───── Data section ─────
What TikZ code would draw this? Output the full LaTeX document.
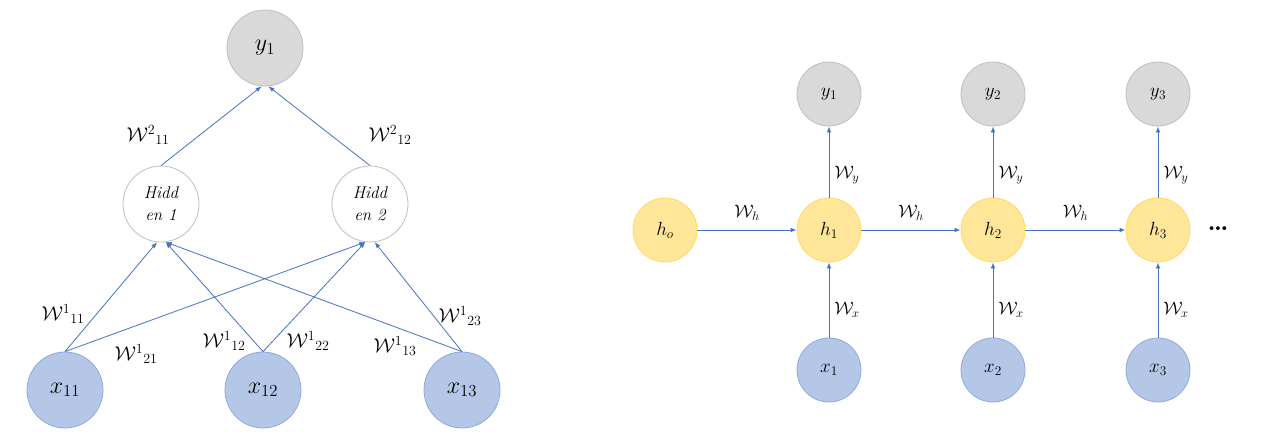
\RequirePackage{fix-cm}
\documentclass[tikz,border=0pt]{standalone}
\usepackage{amsmath}
\usetikzlibrary{arrows.meta}
\definecolor{arrc}{HTML}{4472C4}
\definecolor{greyfill}{HTML}{D9D9D9}
\definecolor{greyline}{HTML}{BFBFBF}
\definecolor{bluefill}{HTML}{B4C7E7}
\definecolor{blueline}{HTML}{8FAADC}
\definecolor{yelfill}{HTML}{FFE699}
\definecolor{yelline}{HTML}{FFD966}
\tikzset{
  bignode/.style={circle, minimum size=76pt, inner sep=0pt, line width=0.8pt, font=\fontsize{24}{24}\selectfont},
  smallnode/.style={circle, minimum size=64pt, inner sep=0pt, line width=0.8pt, font=\fontsize{19}{19}\selectfont},
  outnode/.style={fill=greyfill, draw=greyline},
  innode/.style={fill=bluefill, draw=blueline},
  hidnode/.style={fill=white, draw=greyline, align=center, font=\fontsize{17}{22}\selectfont\itshape},
  statenode/.style={fill=yelfill, draw=yelline},
  arr/.style={draw=arrc, line width=0.8pt, -{Latex[length=6pt,width=4.5pt]}},
  wbig/.style={inner sep=0pt, font=\fontsize{20}{20}\selectfont},
  wsmall/.style={inner sep=0pt, font=\fontsize{18}{18}\selectfont},
}
\begin{document}
\begin{tikzpicture}[x=1pt, y=-1pt]
\useasboundingbox[fill=white] (0,0) rectangle (1272,442);
% ---------------- left: feed-forward network ----------------
\node[bignode, outnode] (y1) at (265,48) {$y_1$};
\node[bignode, hidnode] (hd1) at (161,204) {Hidd\\en 1};
\node[bignode, hidnode] (hd2) at (370,204) {Hidd\\en 2};
\node[bignode, innode] (x11) at (65,390) {$x_{11}$};
\node[bignode, innode] (x12) at (263,390) {$x_{12}$};
\node[bignode, innode] (x13) at (462,390) {$x_{13}$};
\draw[arr] (x11.north) -- (hd1.264);
\draw[arr] (x11.north) -- (hd2.263);
\draw[arr] (x12.north) -- (hd1.277);
\draw[arr] (x12.north) -- (hd2.263);
\draw[arr] (x13.north) -- (hd1.277);
\draw[arr] (x13.north) -- (hd2.277);
\draw[arr] (hd1.north) -- (y1.265);
\draw[arr] (hd2.north) -- (y1.275);
\node[wbig] (w211) at (148,135) {$\mathcal{W}^{2}{}_{11}$};
\node[wbig] (w212) at (390,135) {$\mathcal{W}^{2}{}_{12}$};
\node[wbig] (w111) at (63,314) {$\mathcal{W}^{1}{}_{11}$};
\node[wbig] (w121) at (136,354) {$\mathcal{W}^{1}{}_{21}$};
\node[wbig] (w112) at (224,341) {$\mathcal{W}^{1}{}_{12}$};
\node[wbig] (w122) at (308,341) {$\mathcal{W}^{1}{}_{22}$};
\node[wbig] (w113) at (395,346) {$\mathcal{W}^{1}{}_{13}$};
\node[wbig] (w123) at (460,316) {$\mathcal{W}^{1}{}_{23}$};
% ---------------- right: recurrent network ----------------
\node[smallnode, statenode] (h0) at (665,230) {$h_o$};
\node[smallnode, statenode] (h1) at (829,230) {$h_1$};
\node[smallnode, statenode] (h2) at (993,230) {$h_2$};
\node[smallnode, statenode] (h3) at (1158,230) {$h_3$};
\node[smallnode, outnode] (o1) at (829,94) {$y_1$};
\node[smallnode, outnode] (o2) at (993,94) {$y_2$};
\node[smallnode, outnode] (o3) at (1158,94) {$y_3$};
\node[smallnode, innode] (i1) at (829,370) {$x_1$};
\node[smallnode, innode] (i2) at (993,370) {$x_2$};
\node[smallnode, innode] (i3) at (1158,370) {$x_3$};
\node[inner sep=0pt, font=\fontsize{26}{26}\selectfont\bfseries] (dots) at (1218,229) {\ldots};
\draw[arr] (h0) -- node[wsmall, midway, yshift=17pt] (lh1) {$\mathcal{W}_h$} (h1);
\draw[arr] (h1) -- node[wsmall, midway, yshift=17pt] (lh2) {$\mathcal{W}_h$} (h2);
\draw[arr] (h2) -- node[wsmall, midway, yshift=17pt] (lh3) {$\mathcal{W}_h$} (h3);
\draw[arr] (h1) -- node[wsmall, midway, xshift=18pt, yshift=-13pt] (ly1) {$\mathcal{W}_y$} (o1);
\draw[arr] (h2) -- node[wsmall, midway, xshift=18pt, yshift=-13pt] (ly2) {$\mathcal{W}_y$} (o2);
\draw[arr] (h3) -- node[wsmall, midway, xshift=18pt, yshift=-13pt] (ly3) {$\mathcal{W}_y$} (o3);
\draw[arr] (i1) -- node[wsmall, midway, xshift=18pt, yshift=-10pt] (lx1) {$\mathcal{W}_x$} (h1);
\draw[arr] (i2) -- node[wsmall, midway, xshift=18pt, yshift=-10pt] (lx2) {$\mathcal{W}_x$} (h2);
\draw[arr] (i3) -- node[wsmall, midway, xshift=18pt, yshift=-10pt] (lx3) {$\mathcal{W}_x$} (h3);
\end{tikzpicture}
\end{document}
─────
» Instructions for the task:
In the copy, include no pictures; restate the listing above exactly.

» The reply:
What TikZ code would draw this? Output the full LaTeX document.
\RequirePackage{fix-cm}
\documentclass[tikz,border=0pt]{standalone}
\usepackage{amsmath}
\usetikzlibrary{arrows.meta}
\definecolor{arrc}{HTML}{4472C4}
\definecolor{greyfill}{HTML}{D9D9D9}
\definecolor{greyline}{HTML}{BFBFBF}
\definecolor{bluefill}{HTML}{B4C7E7}
\definecolor{blueline}{HTML}{8FAADC}
\definecolor{yelfill}{HTML}{FFE699}
\definecolor{yelline}{HTML}{FFD966}
\tikzset{
  bignode/.style={circle, minimum size=76pt, inner sep=0pt, line width=0.8pt, font=\fontsize{24}{24}\selectfont},
  smallnode/.style={circle, minimum size=64pt, inner sep=0pt, line width=0.8pt, font=\fontsize{19}{19}\selectfont},
  outnode/.style={fill=greyfill, draw=greyline},
  innode/.style={fill=bluefill, draw=blueline},
  hidnode/.style={fill=white, draw=greyline, align=center, font=\fontsize{17}{22}\selectfont\itshape},
  statenode/.style={fill=yelfill, draw=yelline},
  arr/.style={draw=arrc, line width=0.8pt, -{Latex[length=6pt,width=4.5pt]}},
  wbig/.style={inner sep=0pt, font=\fontsize{20}{20}\selectfont},
  wsmall/.style={inner sep=0pt, font=\fontsize{18}{18}\selectfont},
}
\begin{document}
\begin{tikzpicture}[x=1pt, y=-1pt]
\useasboundingbox[fill=white] (0,0) rectangle (1272,442);
% ---------------- left: feed-forward network ----------------
\node[bignode, outnode] (y1) at (265,48) {$y_1$};
\node[bignode, hidnode] (hd1) at (161,204) {Hidd\\en 1};
\node[bignode, hidnode] (hd2) at (370,204) {Hidd\\en 2};
\node[bignode, innode] (x11) at (65,390) {$x_{11}$};
\node[bignode, innode] (x12) at (263,390) {$x_{12}$};
\node[bignode, innode] (x13) at (462,390) {$x_{13}$};
\draw[arr] (x11.north) -- (hd1.264);
\draw[arr] (x11.north) -- (hd2.263);
\draw[arr] (x12.north) -- (hd1.277);
\draw[arr] (x12.north) -- (hd2.263);
\draw[arr] (x13.north) -- (hd1.277);
\draw[arr] (x13.north) -- (hd2.277);
\draw[arr] (hd1.north) -- (y1.265);
\draw[arr] (hd2.north) -- (y1.275);
\node[wbig] (w211) at (148,135) {$\mathcal{W}^{2}{}_{11}$};
\node[wbig] (w212) at (390,135) {$\mathcal{W}^{2}{}_{12}$};
\node[wbig] (w111) at (63,314) {$\mathcal{W}^{1}{}_{11}$};
\node[wbig] (w121) at (136,354) {$\mathcal{W}^{1}{}_{21}$};
\node[wbig] (w112) at (224,341) {$\mathcal{W}^{1}{}_{12}$};
\node[wbig] (w122) at (308,341) {$\mathcal{W}^{1}{}_{22}$};
\node[wbig] (w113) at (395,346) {$\mathcal{W}^{1}{}_{13}$};
\node[wbig] (w123) at (460,316) {$\mathcal{W}^{1}{}_{23}$};
% ---------------- right: recurrent network ----------------
\node[smallnode, statenode] (h0) at (665,230) {$h_o$};
\node[smallnode, statenode] (h1) at (829,230) {$h_1$};
\node[smallnode, statenode] (h2) at (993,230) {$h_2$};
\node[smallnode, statenode] (h3) at (1158,230) {$h_3$};
\node[smallnode, outnode] (o1) at (829,94) {$y_1$};
\node[smallnode, outnode] (o2) at (993,94) {$y_2$};
\node[smallnode, outnode] (o3) at (1158,94) {$y_3$};
\node[smallnode, innode] (i1) at (829,370) {$x_1$};
\node[smallnode, innode] (i2) at (993,370) {$x_2$};
\node[smallnode, innode] (i3) at (1158,370) {$x_3$};
\node[inner sep=0pt, font=\fontsize{26}{26}\selectfont\bfseries] (dots) at (1218,229) {\ldots};
\draw[arr] (h0) -- node[wsmall, midway, yshift=17pt] (lh1) {$\mathcal{W}_h$} (h1);
\draw[arr] (h1) -- node[wsmall, midway, yshift=17pt] (lh2) {$\mathcal{W}_h$} (h2);
\draw[arr] (h2) -- node[wsmall, midway, yshift=17pt] (lh3) {$\mathcal{W}_h$} (h3);
\draw[arr] (h1) -- node[wsmall, midway, xshift=18pt, yshift=-13pt] (ly1) {$\mathcal{W}_y$} (o1);
\draw[arr] (h2) -- node[wsmall, midway, xshift=18pt, yshift=-13pt] (ly2) {$\mathcal{W}_y$} (o2);
\draw[arr] (h3) -- node[wsmall, midway, xshift=18pt, yshift=-13pt] (ly3) {$\mathcal{W}_y$} (o3);
\draw[arr] (i1) -- node[wsmall, midway, xshift=18pt, yshift=-10pt] (lx1) {$\mathcal{W}_x$} (h1);
\draw[arr] (i2) -- node[wsmall, midway, xshift=18pt, yshift=-10pt] (lx2) {$\mathcal{W}_x$} (h2);
\draw[arr] (i3) -- node[wsmall, midway, xshift=18pt, yshift=-10pt] (lx3) {$\mathcal{W}_x$} (h3);
\end{tikzpicture}
\end{document}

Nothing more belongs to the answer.